Artistic and creative endeavors benefit from variability and random stresses. Chaos can increase focus and challenge individuals to improve their skills. People benefit from criticism as well as praise. Human bodies are antifragile throughout their life spans if they continue to use and challenge their systems. If they do too little work, are never exposed to contaminants, or have too little time to recover between stressors, they degrade. Like any antifragile system, a human body is complex, which means that the many components depend on each other in unpredictable ways.

Sometimes, the appearance of stability or robustness masks fragility, whereas systems that seem chaotic because their risks are easy to see can survive bigger shocks. The system that seems stable could actually be too tightly controlled, which can result in overcompensating reactions to randomness.

Overcompensation might take the form of interventions that have too little potential benefit and too much potential risk. Intervention is appropriate and reduces risk when it limits the size of a component in a system or when the potential cost of not intervening is large and certain. If the problem could resolve itself, procrastination is an acceptable approach.

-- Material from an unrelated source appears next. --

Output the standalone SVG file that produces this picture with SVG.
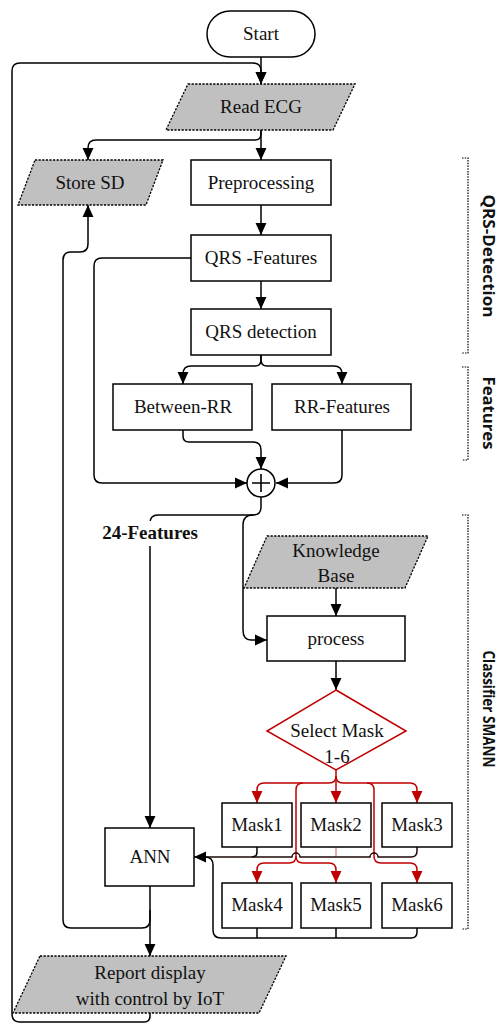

By contrast, in an antifragile system, predictive data and interventions that reduce randomness are unnecessary. It is more important to recognize all possible vulnerabilities and reduce exposure to the negative impact of randomness, regardless of the probability of a rare but extreme event called a Black Swan. Predictions have their own vulnerabilities, making any system that relies on them fragile. Even if an intervention has a high probability of working, there is always a chance that it will fail because it did not occur organically in the environment.

One antifragile strategy entails identifying false assumptions in predictions that group cause and effect. In many cases, the research around cause and effect only accounts for instances where the relationship manifests and discounts instances where it does not. This variability means that trial and error is one of the most effective ways of innovating, and, rather than investing heavily in one intervention, an investor is better off making small investments in many different trials. Specialized knowledge, counterintuitively, can make predictions less reliable and prevent the experimental trials that would be the most effective.

The only time to engage in intervention is when the need is so great that the risk is justified. For a healthy individual or a system that is taking care of itself, the risk of intervening is too great. Particularly in personal health, exposure to randomness and occasional shocks is preferable to excessive intervention.

Systems that usually thrive in response to stress are made fragile when a participant forces others to carry more of the risk. On the other hand, some people prefer to increase their level of risk to ensure that others have more options in the event of a Black Swan. Exposure to risk should impact everybody in the system equally to prevent one individual from making decisions that disproportionately expose others. Individuals face the ethical challenge of managing personal risk without increasing the fragility of the systems in which they operate.